Stated task: Give every line back verbatim, dropping all images.

Source excerpt:
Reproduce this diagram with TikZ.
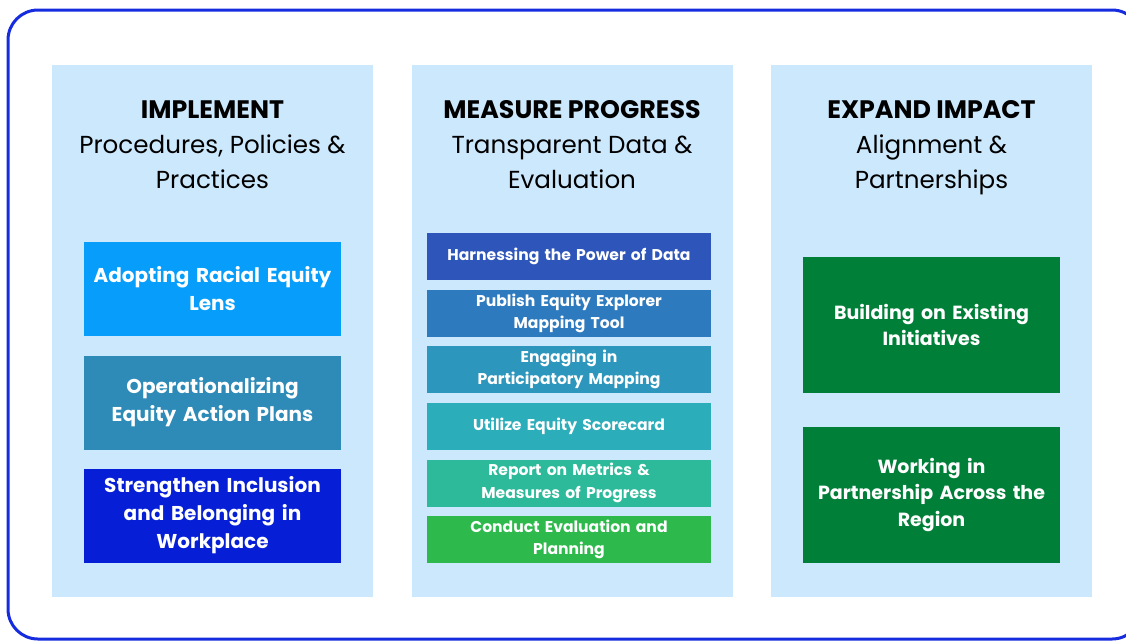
\documentclass[tikz,border=0pt]{standalone}
\usepackage{fontspec}
\setmainfont{Poppins}

\definecolor{framecol}{RGB}{22, 44, 222}
\definecolor{panelcol}{RGB}{204, 232, 252}
\definecolor{implA}{RGB}{6, 158, 250}
\definecolor{implB}{RGB}{46, 138, 182}
\definecolor{implC}{RGB}{5, 30, 214}
\definecolor{measA}{RGB}{46, 85, 185}
\definecolor{measB}{RGB}{45, 122, 190}
\definecolor{measC}{RGB}{44, 150, 188}
\definecolor{measD}{RGB}{43, 173, 186}
\definecolor{measE}{RGB}{44, 186, 154}
\definecolor{measF}{RGB}{45, 185, 75}
\definecolor{expandcol}{RGB}{0, 127, 56}

\tikzset{
    frame/.style={draw=framecol, line width=3, rounded corners=30},
    panel/.style={fill=panelcol, minimum width=321, minimum height=532,
        inner sep=0},
    heading/.style={anchor=north, inner sep=0, align=center,
        font=\fontsize{24.6}{35}\selectfont},
    bigbox/.style={minimum width=257, minimum height=94, inner sep=0,
        text width=250, align=center, text=white,
        font=\fontsize{20}{28}\selectfont\bfseries},
    smallbox/.style={minimum width=284, minimum height=47, inner sep=0,
        text width=276, align=center, text=white,
        font=\fontsize{15.6}{22.5}\selectfont\bfseries},
    greenbox/.style={fill=expandcol, minimum width=257, minimum height=136,
        inner sep=0, text width=250, align=center, text=white,
        font=\fontsize{19}{26.5}\selectfont\bfseries}
}

\begin{document}
\begin{tikzpicture}[x=1pt, y=-1pt]
    \useasboundingbox (0, 0) rectangle (1126, 641);
    \draw[frame] (8, 10) rectangle (1142, 639);
    \foreach \i/\x in {1/212.5, 2/572, 3/931.5}{
        \node[panel] (col\i) at (\x, 331) {};
    };
    \node[heading] (head1) at (212.5, 100.5)
        {{\fontsize{25.3}{35}\selectfont\bfseries IMPLEMENT}\\
         Procedures, Policies \&\\Practices};
    \node[heading] (head2) at (572, 100.5)
        {{\fontsize{25.3}{35}\selectfont\bfseries MEASURE PROGRESS}\\
         Transparent Data \&\\Evaluation};
    \node[heading] (head3) at (931.5, 100.5)
        {{\fontsize{25.3}{35}\selectfont\bfseries EXPAND IMPACT}\\
         Alignment \&\\Partnerships};
    \foreach \i/\y/\c/\t in
        {1/289/implA/{Adopting Racial Equity\\Lens},
         2/402.5/implB/{Operationalizing\\Equity Action Plans},
         3/515.5/implC/{Strengthen Inclusion\\and Belonging in\\Workplace}}{
        \node[bigbox, fill=\c] (impl\i) at (212.5, \y) {\t};
    };
    \foreach \i/\y/\c/\t in
        {1/256.5/measA/{Harnessing the Power of Data},
         2/313.5/measB/{Publish Equity Explorer\\Mapping Tool},
         3/369.5/measC/{Engaging in\\Participatory Mapping},
         4/426.5/measD/{Utilize Equity Scorecard},
         5/483/measE/{Report on Metrics \&\\Measures of Progress},
         6/539.5/measF/{Conduct Evaluation and\\Planning}}{
        \node[smallbox, fill=\c] (meas\i) at (569, \y) {\t};
    };
    \node[greenbox] (expand1) at (931.5, 325)
        {Building on Existing\\Initiatives};
    \node[greenbox] (expand2) at (931.5, 494.5)
        {Working in\\Partnership Across the\\Region};
\end{tikzpicture}
\end{document}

Result:
Reproduce this diagram with TikZ.
\documentclass[tikz,border=0pt]{standalone}
\usepackage{fontspec}
\setmainfont{Poppins}

\definecolor{framecol}{RGB}{22, 44, 222}
\definecolor{panelcol}{RGB}{204, 232, 252}
\definecolor{implA}{RGB}{6, 158, 250}
\definecolor{implB}{RGB}{46, 138, 182}
\definecolor{implC}{RGB}{5, 30, 214}
\definecolor{measA}{RGB}{46, 85, 185}
\definecolor{measB}{RGB}{45, 122, 190}
\definecolor{measC}{RGB}{44, 150, 188}
\definecolor{measD}{RGB}{43, 173, 186}
\definecolor{measE}{RGB}{44, 186, 154}
\definecolor{measF}{RGB}{45, 185, 75}
\definecolor{expandcol}{RGB}{0, 127, 56}

\tikzset{
    frame/.style={draw=framecol, line width=3, rounded corners=30},
    panel/.style={fill=panelcol, minimum width=321, minimum height=532,
        inner sep=0},
    heading/.style={anchor=north, inner sep=0, align=center,
        font=\fontsize{24.6}{35}\selectfont},
    bigbox/.style={minimum width=257, minimum height=94, inner sep=0,
        text width=250, align=center, text=white,
        font=\fontsize{20}{28}\selectfont\bfseries},
    smallbox/.style={minimum width=284, minimum height=47, inner sep=0,
        text width=276, align=center, text=white,
        font=\fontsize{15.6}{22.5}\selectfont\bfseries},
    greenbox/.style={fill=expandcol, minimum width=257, minimum height=136,
        inner sep=0, text width=250, align=center, text=white,
        font=\fontsize{19}{26.5}\selectfont\bfseries}
}

\begin{document}
\begin{tikzpicture}[x=1pt, y=-1pt]
    \useasboundingbox (0, 0) rectangle (1126, 641);
    \draw[frame] (8, 10) rectangle (1142, 639);
    \foreach \i/\x in {1/212.5, 2/572, 3/931.5}{
        \node[panel] (col\i) at (\x, 331) {};
    };
    \node[heading] (head1) at (212.5, 100.5)
        {{\fontsize{25.3}{35}\selectfont\bfseries IMPLEMENT}\\
         Procedures, Policies \&\\Practices};
    \node[heading] (head2) at (572, 100.5)
        {{\fontsize{25.3}{35}\selectfont\bfseries MEASURE PROGRESS}\\
         Transparent Data \&\\Evaluation};
    \node[heading] (head3) at (931.5, 100.5)
        {{\fontsize{25.3}{35}\selectfont\bfseries EXPAND IMPACT}\\
         Alignment \&\\Partnerships};
    \foreach \i/\y/\c/\t in
        {1/289/implA/{Adopting Racial Equity\\Lens},
         2/402.5/implB/{Operationalizing\\Equity Action Plans},
         3/515.5/implC/{Strengthen Inclusion\\and Belonging in\\Workplace}}{
        \node[bigbox, fill=\c] (impl\i) at (212.5, \y) {\t};
    };
    \foreach \i/\y/\c/\t in
        {1/256.5/measA/{Harnessing the Power of Data},
         2/313.5/measB/{Publish Equity Explorer\\Mapping Tool},
         3/369.5/measC/{Engaging in\\Participatory Mapping},
         4/426.5/measD/{Utilize Equity Scorecard},
         5/483/measE/{Report on Metrics \&\\Measures of Progress},
         6/539.5/measF/{Conduct Evaluation and\\Planning}}{
        \node[smallbox, fill=\c] (meas\i) at (569, \y) {\t};
    };
    \node[greenbox] (expand1) at (931.5, 325)
        {Building on Existing\\Initiatives};
    \node[greenbox] (expand2) at (931.5, 494.5)
        {Working in\\Partnership Across the\\Region};
\end{tikzpicture}
\end{document}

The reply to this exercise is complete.